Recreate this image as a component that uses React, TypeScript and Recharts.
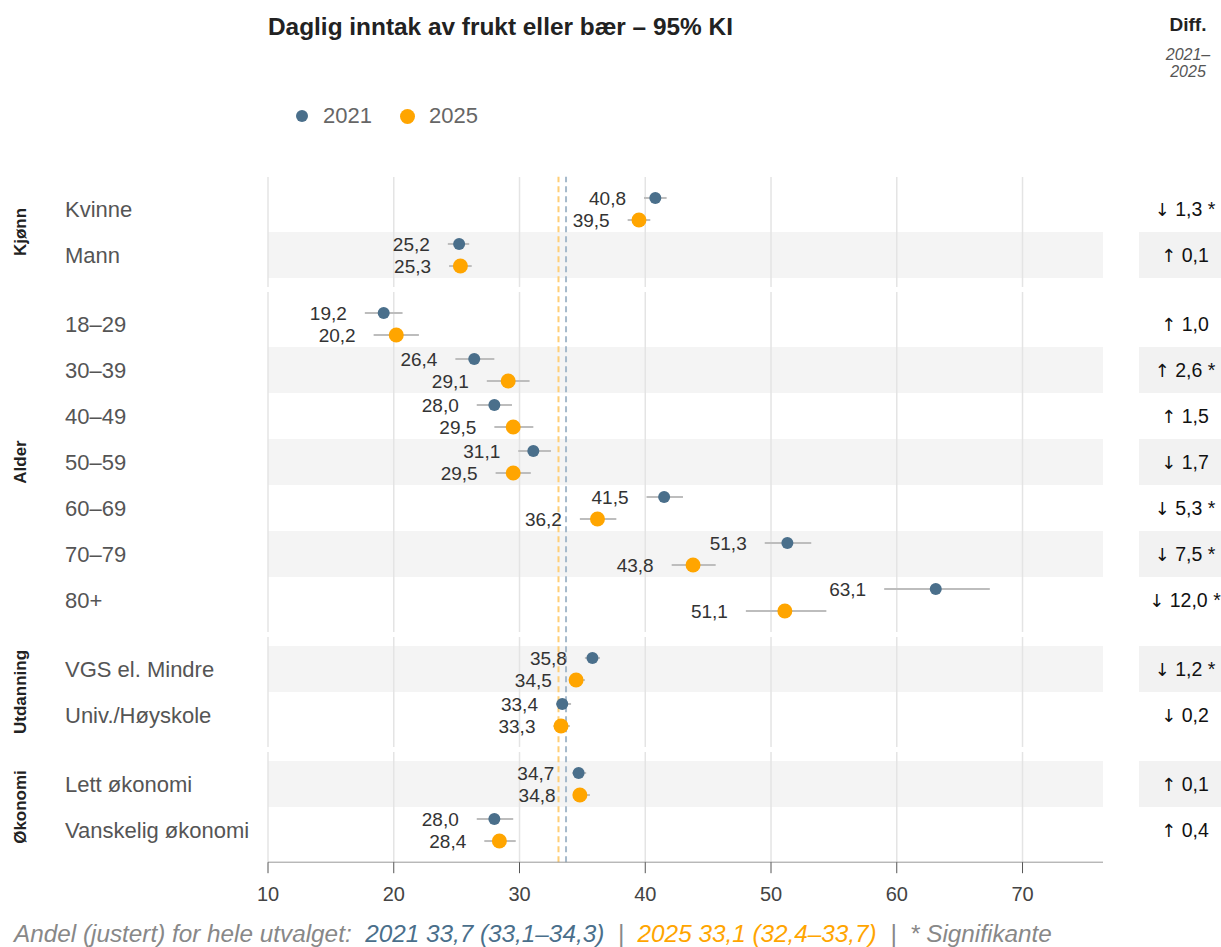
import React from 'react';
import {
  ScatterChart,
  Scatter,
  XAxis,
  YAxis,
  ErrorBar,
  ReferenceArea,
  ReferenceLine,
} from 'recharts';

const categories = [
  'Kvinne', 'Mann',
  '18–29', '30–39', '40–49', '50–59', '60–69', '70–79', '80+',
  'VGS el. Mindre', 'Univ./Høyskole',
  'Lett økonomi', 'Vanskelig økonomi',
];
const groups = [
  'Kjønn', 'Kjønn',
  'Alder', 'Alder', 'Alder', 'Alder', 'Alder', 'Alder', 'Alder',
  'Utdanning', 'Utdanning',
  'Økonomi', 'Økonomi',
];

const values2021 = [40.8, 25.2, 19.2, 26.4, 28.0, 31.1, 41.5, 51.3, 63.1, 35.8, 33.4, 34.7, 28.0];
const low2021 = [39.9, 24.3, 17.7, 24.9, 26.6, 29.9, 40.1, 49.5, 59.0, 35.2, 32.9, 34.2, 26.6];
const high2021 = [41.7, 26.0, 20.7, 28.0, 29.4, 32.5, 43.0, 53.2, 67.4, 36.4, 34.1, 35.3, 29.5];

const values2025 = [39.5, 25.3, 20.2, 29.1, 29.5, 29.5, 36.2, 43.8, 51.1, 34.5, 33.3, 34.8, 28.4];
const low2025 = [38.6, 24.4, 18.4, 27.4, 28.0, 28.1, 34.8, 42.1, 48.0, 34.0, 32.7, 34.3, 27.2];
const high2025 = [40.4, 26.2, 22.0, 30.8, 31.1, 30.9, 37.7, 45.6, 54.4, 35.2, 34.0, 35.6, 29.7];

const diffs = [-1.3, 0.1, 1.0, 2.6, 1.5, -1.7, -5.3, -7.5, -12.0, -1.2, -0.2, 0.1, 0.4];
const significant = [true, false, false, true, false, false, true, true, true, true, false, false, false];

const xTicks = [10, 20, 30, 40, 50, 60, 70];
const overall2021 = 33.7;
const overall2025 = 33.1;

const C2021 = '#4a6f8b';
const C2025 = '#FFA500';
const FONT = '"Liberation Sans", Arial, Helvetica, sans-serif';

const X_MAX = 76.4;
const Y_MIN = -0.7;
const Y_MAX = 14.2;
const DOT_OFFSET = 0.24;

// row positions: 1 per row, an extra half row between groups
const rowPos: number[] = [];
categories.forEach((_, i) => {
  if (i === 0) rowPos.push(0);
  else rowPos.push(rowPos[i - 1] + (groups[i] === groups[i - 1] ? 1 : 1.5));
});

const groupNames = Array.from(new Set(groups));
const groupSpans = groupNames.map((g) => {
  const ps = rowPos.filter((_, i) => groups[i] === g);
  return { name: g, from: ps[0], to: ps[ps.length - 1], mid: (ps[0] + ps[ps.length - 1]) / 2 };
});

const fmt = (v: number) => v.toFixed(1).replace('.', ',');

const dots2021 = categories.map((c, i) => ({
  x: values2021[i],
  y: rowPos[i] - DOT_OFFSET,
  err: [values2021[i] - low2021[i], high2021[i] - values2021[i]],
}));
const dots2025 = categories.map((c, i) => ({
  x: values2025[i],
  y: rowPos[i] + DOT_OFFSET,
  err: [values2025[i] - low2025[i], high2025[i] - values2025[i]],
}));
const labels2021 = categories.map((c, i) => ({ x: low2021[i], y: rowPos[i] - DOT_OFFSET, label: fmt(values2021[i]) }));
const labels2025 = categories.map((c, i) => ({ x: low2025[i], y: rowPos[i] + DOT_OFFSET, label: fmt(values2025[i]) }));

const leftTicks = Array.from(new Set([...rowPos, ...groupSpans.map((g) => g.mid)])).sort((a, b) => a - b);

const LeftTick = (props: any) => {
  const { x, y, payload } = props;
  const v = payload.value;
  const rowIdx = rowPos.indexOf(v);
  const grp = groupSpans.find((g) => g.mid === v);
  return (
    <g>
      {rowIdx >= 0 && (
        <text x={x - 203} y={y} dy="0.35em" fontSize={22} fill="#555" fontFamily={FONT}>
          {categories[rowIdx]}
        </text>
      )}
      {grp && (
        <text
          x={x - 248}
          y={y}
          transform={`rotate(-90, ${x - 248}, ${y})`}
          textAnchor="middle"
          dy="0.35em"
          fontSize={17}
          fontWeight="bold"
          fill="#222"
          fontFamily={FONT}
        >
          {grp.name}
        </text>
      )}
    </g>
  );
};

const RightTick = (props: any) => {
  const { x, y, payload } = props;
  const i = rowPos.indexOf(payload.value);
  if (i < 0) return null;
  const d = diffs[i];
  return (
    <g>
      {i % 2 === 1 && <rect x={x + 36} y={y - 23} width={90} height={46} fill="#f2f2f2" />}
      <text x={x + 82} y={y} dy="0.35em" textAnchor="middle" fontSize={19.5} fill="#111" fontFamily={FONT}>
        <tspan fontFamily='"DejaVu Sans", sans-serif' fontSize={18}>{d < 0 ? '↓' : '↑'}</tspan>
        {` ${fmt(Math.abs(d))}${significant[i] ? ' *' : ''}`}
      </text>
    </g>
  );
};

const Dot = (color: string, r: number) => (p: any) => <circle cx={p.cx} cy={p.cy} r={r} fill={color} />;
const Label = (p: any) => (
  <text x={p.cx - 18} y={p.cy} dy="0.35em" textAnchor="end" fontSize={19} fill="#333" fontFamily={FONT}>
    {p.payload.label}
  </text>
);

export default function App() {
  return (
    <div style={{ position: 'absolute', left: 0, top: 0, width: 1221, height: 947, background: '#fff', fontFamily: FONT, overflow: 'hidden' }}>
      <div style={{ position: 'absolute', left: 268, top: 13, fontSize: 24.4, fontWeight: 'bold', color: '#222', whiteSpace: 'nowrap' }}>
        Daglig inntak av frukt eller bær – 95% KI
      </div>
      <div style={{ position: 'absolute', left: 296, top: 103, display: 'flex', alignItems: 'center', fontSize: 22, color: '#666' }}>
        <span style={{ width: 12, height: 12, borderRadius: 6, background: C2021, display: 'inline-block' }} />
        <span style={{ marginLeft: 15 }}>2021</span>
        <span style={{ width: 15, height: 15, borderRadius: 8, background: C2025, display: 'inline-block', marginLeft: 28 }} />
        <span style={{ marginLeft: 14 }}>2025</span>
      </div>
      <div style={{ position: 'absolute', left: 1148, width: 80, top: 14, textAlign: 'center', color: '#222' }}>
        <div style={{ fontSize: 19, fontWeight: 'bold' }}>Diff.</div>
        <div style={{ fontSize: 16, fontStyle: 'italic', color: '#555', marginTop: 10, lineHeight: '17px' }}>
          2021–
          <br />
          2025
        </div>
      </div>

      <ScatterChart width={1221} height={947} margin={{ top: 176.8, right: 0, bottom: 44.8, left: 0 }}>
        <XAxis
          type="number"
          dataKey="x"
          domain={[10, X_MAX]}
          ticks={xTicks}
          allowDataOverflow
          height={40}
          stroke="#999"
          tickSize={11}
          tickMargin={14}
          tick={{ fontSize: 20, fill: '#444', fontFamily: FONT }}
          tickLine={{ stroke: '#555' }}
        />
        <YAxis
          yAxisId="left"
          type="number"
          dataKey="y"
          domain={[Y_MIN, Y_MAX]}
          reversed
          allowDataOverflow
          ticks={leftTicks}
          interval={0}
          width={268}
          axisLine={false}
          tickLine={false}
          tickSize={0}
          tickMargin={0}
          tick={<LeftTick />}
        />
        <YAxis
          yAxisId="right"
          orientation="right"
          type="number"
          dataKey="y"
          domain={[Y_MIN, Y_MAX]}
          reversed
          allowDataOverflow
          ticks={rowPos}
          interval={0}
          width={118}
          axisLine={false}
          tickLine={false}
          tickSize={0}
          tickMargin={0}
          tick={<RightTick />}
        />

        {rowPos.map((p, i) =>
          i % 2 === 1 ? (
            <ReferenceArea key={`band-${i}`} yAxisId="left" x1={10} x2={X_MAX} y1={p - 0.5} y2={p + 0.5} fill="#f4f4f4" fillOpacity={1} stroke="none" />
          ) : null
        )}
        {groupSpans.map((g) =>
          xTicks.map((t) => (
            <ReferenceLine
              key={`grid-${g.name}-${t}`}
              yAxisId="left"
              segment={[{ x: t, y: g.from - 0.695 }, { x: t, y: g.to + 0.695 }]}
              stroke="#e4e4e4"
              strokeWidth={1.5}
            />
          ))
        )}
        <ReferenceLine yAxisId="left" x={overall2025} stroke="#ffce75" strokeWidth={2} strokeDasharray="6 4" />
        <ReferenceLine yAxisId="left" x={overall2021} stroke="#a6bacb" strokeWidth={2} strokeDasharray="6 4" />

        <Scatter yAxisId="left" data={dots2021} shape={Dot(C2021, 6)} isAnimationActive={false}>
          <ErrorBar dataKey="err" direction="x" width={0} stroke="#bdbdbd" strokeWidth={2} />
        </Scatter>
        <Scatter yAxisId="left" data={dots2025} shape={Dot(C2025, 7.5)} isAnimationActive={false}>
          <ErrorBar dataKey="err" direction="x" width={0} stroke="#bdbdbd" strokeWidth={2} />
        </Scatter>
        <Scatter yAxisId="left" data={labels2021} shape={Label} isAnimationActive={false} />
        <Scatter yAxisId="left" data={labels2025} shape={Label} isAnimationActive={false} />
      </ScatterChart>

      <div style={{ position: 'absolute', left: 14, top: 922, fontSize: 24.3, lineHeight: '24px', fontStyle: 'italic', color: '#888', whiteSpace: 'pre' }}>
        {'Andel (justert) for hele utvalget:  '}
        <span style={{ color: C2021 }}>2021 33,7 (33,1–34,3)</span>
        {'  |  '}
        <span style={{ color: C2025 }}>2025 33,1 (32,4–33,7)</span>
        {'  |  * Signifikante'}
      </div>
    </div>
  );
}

## [Task details]
Starting with the first line of the data above and ending with the line containing "34.0, 35.6, 29.7];", please restate every line exactly, leaving images out.

## [Result for this exercise]
Recreate this image as a component that uses React, TypeScript and Recharts.
import React from 'react';
import {
  ScatterChart,
  Scatter,
  XAxis,
  YAxis,
  ErrorBar,
  ReferenceArea,
  ReferenceLine,
} from 'recharts';

const categories = [
  'Kvinne', 'Mann',
  '18–29', '30–39', '40–49', '50–59', '60–69', '70–79', '80+',
  'VGS el. Mindre', 'Univ./Høyskole',
  'Lett økonomi', 'Vanskelig økonomi',
];
const groups = [
  'Kjønn', 'Kjønn',
  'Alder', 'Alder', 'Alder', 'Alder', 'Alder', 'Alder', 'Alder',
  'Utdanning', 'Utdanning',
  'Økonomi', 'Økonomi',
];

const values2021 = [40.8, 25.2, 19.2, 26.4, 28.0, 31.1, 41.5, 51.3, 63.1, 35.8, 33.4, 34.7, 28.0];
const low2021 = [39.9, 24.3, 17.7, 24.9, 26.6, 29.9, 40.1, 49.5, 59.0, 35.2, 32.9, 34.2, 26.6];
const high2021 = [41.7, 26.0, 20.7, 28.0, 29.4, 32.5, 43.0, 53.2, 67.4, 36.4, 34.1, 35.3, 29.5];

const values2025 = [39.5, 25.3, 20.2, 29.1, 29.5, 29.5, 36.2, 43.8, 51.1, 34.5, 33.3, 34.8, 28.4];
const low2025 = [38.6, 24.4, 18.4, 27.4, 28.0, 28.1, 34.8, 42.1, 48.0, 34.0, 32.7, 34.3, 27.2];
const high2025 = [40.4, 26.2, 22.0, 30.8, 31.1, 30.9, 37.7, 45.6, 54.4, 35.2, 34.0, 35.6, 29.7];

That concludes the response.